Wednesday, 19 August 2009

The absence from the daily political scene of Bernard Ingham, who almost always cuts the cackle and talks sense,  is a great loss.  Here he is on excellent form and sums up the expenses row to perfection.  (apart from his faint praise for the ghastly Telegraph!] 

Christina

YORKSHIRE POST
18.8.09
Bernard Ingham: Westminster silly season has gone mad and bad

I BLAME global warming. This year we don't just have a silly season but a mad one, what with Harriet Harperson and Lord Mandelson running the country – as if Gordon Brown were not funny enough – and assorted Tories making idiots of themselves, to the embarrassment of David Cameron.
All we need is Nick Clegg, the Liberal Democrats' leader, to repeat his plan to put the lights out by getting rid of both coal-fired and nuclear power stations, and we shall have a full hand – a crackpots' convention.

Tory MEPs Daniel Hannan and Roger Helmer, whose existence was a well-kept secret until they crashed into print on the NHS, should have known better. Not even the most balanced critique of the NHS is going to get a good press in Britain, especially when Labour is so proprietorial about it.

The NHS is officially a good thing, a sacred cow, and nobody with even a mildly admonitory word to say about it is going to get a fair hearing. That is a burden it – and the taxpayer – has to bear because it is more perfect in conception – free treatment at the point of delivery, which no party is going ditch – than in execution.

It is capable of both heroic care and abject failure in cleanliness. It is inevitably exploited by both its staff and its patients. It can never hope in any affordable way to keep pace with the demands of an ageing population and medical discovery.

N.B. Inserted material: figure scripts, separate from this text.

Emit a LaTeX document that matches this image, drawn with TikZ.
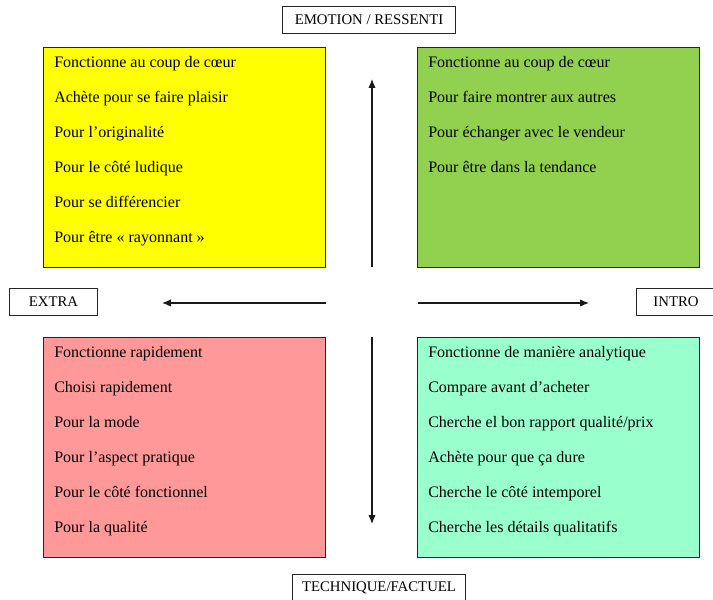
\documentclass[tikz,border=0pt]{standalone}
\usepackage{fontspec}
\setmainfont{Liberation Serif}
\usetikzlibrary{arrows.meta,positioning}

\definecolor{quadyellow}{HTML}{FFFF00}
\definecolor{quadgreen}{HTML}{92D050}
\definecolor{quadpink}{HTML}{FF9999}
\definecolor{quadmint}{HTML}{99FFCC}

\tikzset{
  quad/.style={shape=rectangle, draw=black!85, line width=0.7pt, outer sep=0pt,
               minimum width=7.05cm, minimum height=5.5cm, anchor=north west},
  axislabel/.style={shape=rectangle, draw=black!85, line width=0.7pt,
               minimum height=0.675cm, inner xsep=0pt, font=\fontsize{10.5}{12}\selectfont},
  item/.style={anchor=base west, inner sep=0pt, font=\fontsize{11.4}{13}\selectfont},
  axisarrow/.style={-{Latex[length=2.2mm,width=1.8mm]}, line width=0.75pt, black!90}
}

\begin{document}
\begin{tikzpicture}[x=0.025cm, y=-0.025cm]
\useasboundingbox (0,0) rectangle (713,600);

% Axis labels
\node [axislabel, minimum width=4.3cm] at (369,20) (emotion) {EMOTION / RESSENTI};
\node [axislabel, minimum width=4.3cm] at (379,588) (technique) {TECHNIQUE/FACTUEL};
\node [axislabel, minimum width=2.175cm] at (53.5,302) (extra) {EXTRA};
\node [axislabel, minimum width=2.0cm] at (676,302) (intro) {INTRO};

% Quadrants
\node [quad, fill=quadyellow] at (43,47)  (emo_extra) {};
\node [quad, fill=quadgreen]  at (417,47) (emo_intro) {};
\node [quad, fill=quadpink]   at (43,337) (tech_extra) {};
\node [quad, fill=quadmint]   at (417,337) (tech_intro) {};

\foreach \txt [count=\i] in {Fonctionne au coup de cœur, Achète pour se faire plaisir,
    Pour l’originalité, Pour le côté ludique, Pour se différencier, Pour être « rayonnant »}
  \node [item] at (54,{67+35*(\i-1)}) (ee\i) {\txt};

\foreach \txt [count=\i] in {Fonctionne au coup de cœur, Pour faire montrer aux autres,
    Pour échanger avec le vendeur, Pour être dans la tendance}
  \node [item] at (428,{67+35*(\i-1)}) (ei\i) {\txt};

\foreach \txt [count=\i] in {Fonctionne rapidement, Choisi rapidement, Pour la mode,
    Pour l’aspect pratique, Pour le côté fonctionnel, Pour la qualité}
  \node [item] at (54,{357+35*(\i-1)}) (te\i) {\txt};

\foreach \txt [count=\i] in {Fonctionne de manière analytique, Compare avant d’acheter,
    Cherche el bon rapport qualité/prix, Achète pour que ça dure,
    Cherche le côté intemporel, Cherche les détails qualitatifs}
  \node [item] at (428,{357+35*(\i-1)}) (ti\i) {\txt};

% Axes
\coordinate (up_from)    at (372,267);
\coordinate (up_to)      at (372,79);
\coordinate (down_from)  at (372,337);
\coordinate (down_to)    at (372,524);
\coordinate (left_from)  at (326,303);
\coordinate (left_to)    at (162,303);
\coordinate (right_from) at (418,303);
\coordinate (right_to)   at (589,303);

\draw [axisarrow] (up_from) -- (up_to);
\draw [axisarrow] (down_from) -- (down_to);
\draw [axisarrow] (left_from) -- (left_to);
\draw [axisarrow] (right_from) -- (right_to);

\end{tikzpicture}
\end{document}
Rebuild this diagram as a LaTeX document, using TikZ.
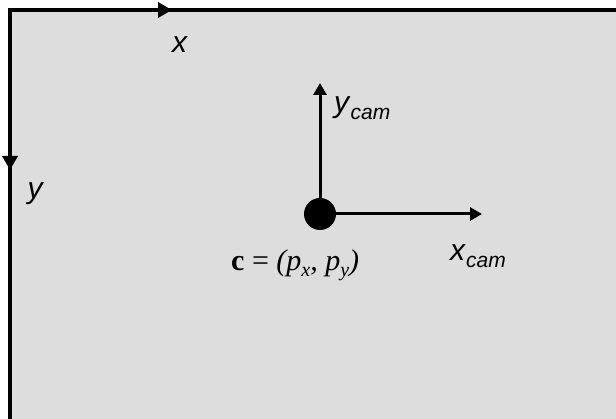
\documentclass[tikz,border=0pt]{standalone}
\usepackage{fontspec}
\setmainfont{Liberation Sans}
\newfontfamily\serif{Liberation Serif}
\usetikzlibrary{arrows.meta}
\definecolor{paper}{HTML}{DDDDDD}
\newcommand{\lbl}[2]{\textit{#1}\raisebox{-0.22em}{\fontsize{21}{21}\selectfont\textit{#2}}}
\tikzset{
  frame/.style={line width=4pt},
  ax/.style={line width=3pt, -{Triangle[length=12pt,width=13pt]}},
  fax/.style={line width=4pt, -{Triangle[length=14pt,width=15pt]}},
  lab/.style={font=\fontsize{30}{30}\selectfont, inner sep=0pt}
}
\begin{document}
\begin{tikzpicture}[x=1pt, y=-1pt]
  \useasboundingbox (0,0) rectangle (616,419);
  % image plane
  \fill[paper] (10,10) rectangle (616,419);
  \coordinate (o) at (10,10);
  \coordinate (tr) at (616,10);
  \coordinate (bl) at (10,419);
  \coordinate (xtip) at (172,10);
  \coordinate (ytip) at (10,170);
  \draw[frame] (tr) -- (o) -- (bl);
  \draw[fax] (o) -- (xtip);
  \draw[fax] (o) -- (ytip);
  \node[lab] (xl) at (180,45) {\textit{x}};
  \node[lab] (yl) at (36,194) {\textit{y}};

  % camera centre
  \node[circle, fill=black, minimum size=32pt, inner sep=0pt] (c) at (320,214) {};
  \coordinate (ycam) at (320,83);
  \coordinate (xcam) at (482,214);
  \draw[ax] (c.center) -- (ycam);
  \draw[ax] (c.center) -- (xcam);
  \node[lab, anchor=west] (yc) at (334,108) {\lbl{y}{cam}};
  \node[lab, anchor=west] (xc) at (450,256) {\lbl{x}{cam}};
  \node[inner sep=0pt, anchor=west] (cl) at (231,265)
    {\serif\fontsize{30}{30}\selectfont\textbf{c} = \textit{(p}\raisebox{-0.2em}{\fontsize{20}{20}\selectfont\textit{x}}\textit{, p}\raisebox{-0.2em}{\fontsize{20}{20}\selectfont\textit{y}}\textit{)}};
\end{tikzpicture}
\end{document}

And, as is our wont, we have moved from one extreme to another – from minimal or rudimentary management pre-Thatcher, to over-management post-Thatcher. The human race would save itself billions if it could learn how to control the swing of the pendulum.

The silly season result is an absurd transatlantic row over whether the US should acquire something like the NHS when it is clear that all nations need effective basic medical care for all their people, not just for their country's own physical health but for its economic and social well-being, too.

Which brings me to that well-known fool, Alan Duncan, Shadow Leader of the House of Commons.

I should perhaps say that my friends tell me Duncan has broadly the same view of me after I wrote to him years ago telling him that his energy policy was not worth the paper it was written on. Sadly, it hasn't noticeably improved since he ceased to have anything to do with it. But I digress.

The altogether too cocky Duncan has rightly been ridiculed and squashed for being inveigled into complaining, on camera, that MPs are forced to live on rations, carefully omitting to mention that those rations – if taken within the Palace of Westminster – are subsidised by us.

Where, you might reasonably wonder, do they dig up our MPs these days when they can be so self-centred and so insensitive to public opinion after the expenses and allowances excesses?

Is it so surprising that they are treated like excrement – as Duncan also less elegantly complained?

Of course not. But however stupid Duncan has been, he has managed, entirely inappropriately, to convey a certain uncomfortable truth. Quite simply, our MPs are plagued with as great a sense of injustice as Neil Warnock's over Crystal Palace's denied goal at Bristol City last weekend. [Eh? -cs] 

In one sense, The Daily Telegraph did us all a great service in buying a computer disk to reveal MPs' exploitation of the Westminster expenses and allowances system, which the Commons would have otherwise tried to cover up. But in another sense, it did the body politic a major disservice by effectively holding a month-long kangaroo court.

If it has not entirely tarred every MP with the same brush, it has quite failed to distinguish between the criminal and the opportunist. So far, not a single charge has been laid against any MP. I suspect it will be difficult to do so because there seems to be ample evidence going back years, of active official encouragement to milk the system.

Nor, while we may bemoan their generally loose morality, can we have MPs condemned for the entrepreneurial flair in exploiting opportunities that our capitalism extols or for legitimately evading taxes when engineering just that provides a good living for an entire corps of lawyers, accountants and consultants.

It is entirely wrong that useful MPs are being driven out of the
Commons by death threats for doing – and even not doingwhat comes naturally to many people.